The Labour Party demonstrated once again that it stands four-square behind the Cameron government’s unpopular £100 billion programme of anti-worker cuts. The government used the focus on Murdoch’s appearance before the select committee to announce the privatisation of more than £1 billion of services provided by the National Health Service. The same day the banking industry announced that £14 billion in bonuses were paid out in the last year, 40 percent of all bonuses paid in the UK. Labour does not want to interfere in this pillaging of state assets and on-going enrichment of the ruling elite.

That is why Miliband supported Cameron’s announcement of the personnel carrying out the judicial inquiry promised into the phone hacking scandal. Cameron named six people who will sit under the leadership of court of appeal judge Lord Justice Leveson—including former police chief Sir Paul Scott-Lee; George Jones, the former political editor of the right wing Daily Telegraph ; Sir David Bell, the former chairman of the Financial Times; and Shami Chakrabarti, the director of the civil rights group Liberty.

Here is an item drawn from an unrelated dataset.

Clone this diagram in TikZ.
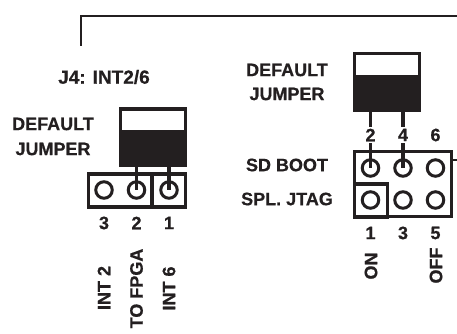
\documentclass[tikz,border=0pt]{standalone}
\usepackage{fontspec}
\setmainfont{Liberation Sans}[BoldFeatures={FakeBold=0.6}]
\definecolor{ink}{HTML}{231F20}
\tikzset{
  x=1pt,y=-1pt,
  lbl/.style={font=\fontsize{18}{20}\selectfont\bfseries,text=ink,inner sep=0pt,align=center},
  rotlbl/.style={lbl,rotate=90},
  wire/.style={draw=ink,line width=2.4pt},
  boxln/.style={draw=ink,line width=3.1pt},
  pin/.style={circle,draw=ink,line width=3pt,minimum size=16.5pt,inner sep=0pt},
  lead/.style={draw=ink,line width=3.1pt},
  area/.style={rectangle,inner sep=0pt,outer sep=0pt}
}
\begin{document}
\begin{tikzpicture}
\useasboundingbox (0,0) rectangle (457,334);
% top bracket
\coordinate (bA) at (81,46);
\coordinate (bB) at (81,16);
\coordinate (bC) at (457,16);
\draw[wire] (bA) -- (bB) -- (bC);
\node[lbl,font=\fontsize{19}{21}\selectfont\bfseries] (j4) at (104,77) {J4: INT2/6};
% left jumper
\node[area,boxln,minimum width=65pt,minimum height=23pt] (ljt) at (152.7,120.5) {};
\node[area,fill=ink,minimum width=68pt,minimum height=35.5pt] (ljb) at (152.7,149) {};
\node[lbl] (ld) at (53,124) {DEFAULT};
\node[lbl] (lj) at (53,149) {JUMPER};
% left header
\node[area,boxln,minimum width=97pt,minimum height=33pt] (lh) at (137,190.5) {};
\coordinate (ldt) at (152,174);
\coordinate (ldb) at (152,207);
\draw[boxln] (ldt) -- (ldb);
\node[pin] (l3) at (104,190) {};
\node[pin] (l2) at (136.5,190) {};
\node[pin] (l1) at (169,190) {};
\coordinate (lp2) at (136.5,166);
\coordinate (lp1) at (169,166);
\draw[lead] (lp2) -- (l2.center);
\draw[lead] (lp1) -- (l1.center);
\node[lbl] (n3) at (104,223) {3};
\node[lbl] (n2) at (136.5,223) {2};
\node[lbl] (n1) at (169,223) {1};
\node[rotlbl] (t1) at (104,288) {INT 2};
\node[rotlbl] (t2) at (136.5,288.5) {TO FPGA};
\node[rotlbl] (t3) at (169,288.5) {INT 6};
% right jumper
\node[area,boxln,minimum width=65pt,minimum height=23pt] (rjt) at (387,65) {};
\node[area,fill=ink,minimum width=68pt,minimum height=35.5pt] (rjb) at (387,94.5) {};
\node[lbl] (rd) at (287,70) {DEFAULT};
\node[lbl] (rj) at (287,94) {JUMPER};
% right header
\node[area,boxln,minimum width=97pt,minimum height=65pt] (rh) at (403,184) {};
\node[area,boxln,minimum width=33pt,minimum height=33pt] (rb) at (371,200.5) {};
\coordinate (tA) at (452,160);
\coordinate (tB) at (457,160);
\draw[draw=ink,line width=1.6pt] (tA) -- (tB);
\node[pin] (r2) at (370.5,168) {};
\node[pin] (r4) at (403,168) {};
\node[pin] (r6) at (435.5,168) {};
\node[pin] (r1) at (370.5,200) {};
\node[pin] (r3) at (403,200) {};
\node[pin] (r5) at (435.5,200) {};
\node[lbl] (m2) at (370.5,135) {2};
\node[lbl] (m4) at (403,135) {4};
\node[lbl] (m6) at (435.5,135) {6};
\coordinate (a2) at (370.5,112);
\coordinate (b2) at (370.5,127);
\coordinate (c2) at (370.5,143);
\coordinate (a4) at (403,112);
\coordinate (b4) at (403,127);
\coordinate (c4) at (403,143);
\draw[lead] (a2) -- (b2);
\draw[lead] (c2) -- (r2.center);
\draw[lead] (a4) -- (b4);
\draw[lead] (c4) -- (r4.center);
\node[lbl] (m1) at (370.5,233) {1};
\node[lbl] (m3) at (403,233) {3};
\node[lbl] (m5) at (435.5,233) {5};
\node[lbl] (sd) at (287,165) {SD BOOT};
\node[lbl] (spl) at (287,199) {SPL. JTAG};
\node[rotlbl] (on) at (371,266) {ON};
\node[rotlbl] (off) at (436,265.5) {OFF};
\end{tikzpicture}
\end{document}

Though still supposedly addressing phone hacking and other criminal practices of the News of the World and ties between Britain’s media, politicians and the police, the inquiry’s remit has been extended so that this is all but generalised out of existence. Its remit now includes not only Scotland Yard, but all police forces where journalists may have paid for information and all broadcasters and social media based on the Internet. This is a sinister and hopelessly wide trawl.

Cameron said that the inquiry does not need to report for 12 months, more than enough time to organise a whitewash. The inquiry will also be divided into two parts, with the first examining the “culture, practices and ethics of the press.” Only then will News International be examined—and only when the police probe into the scandal is complete.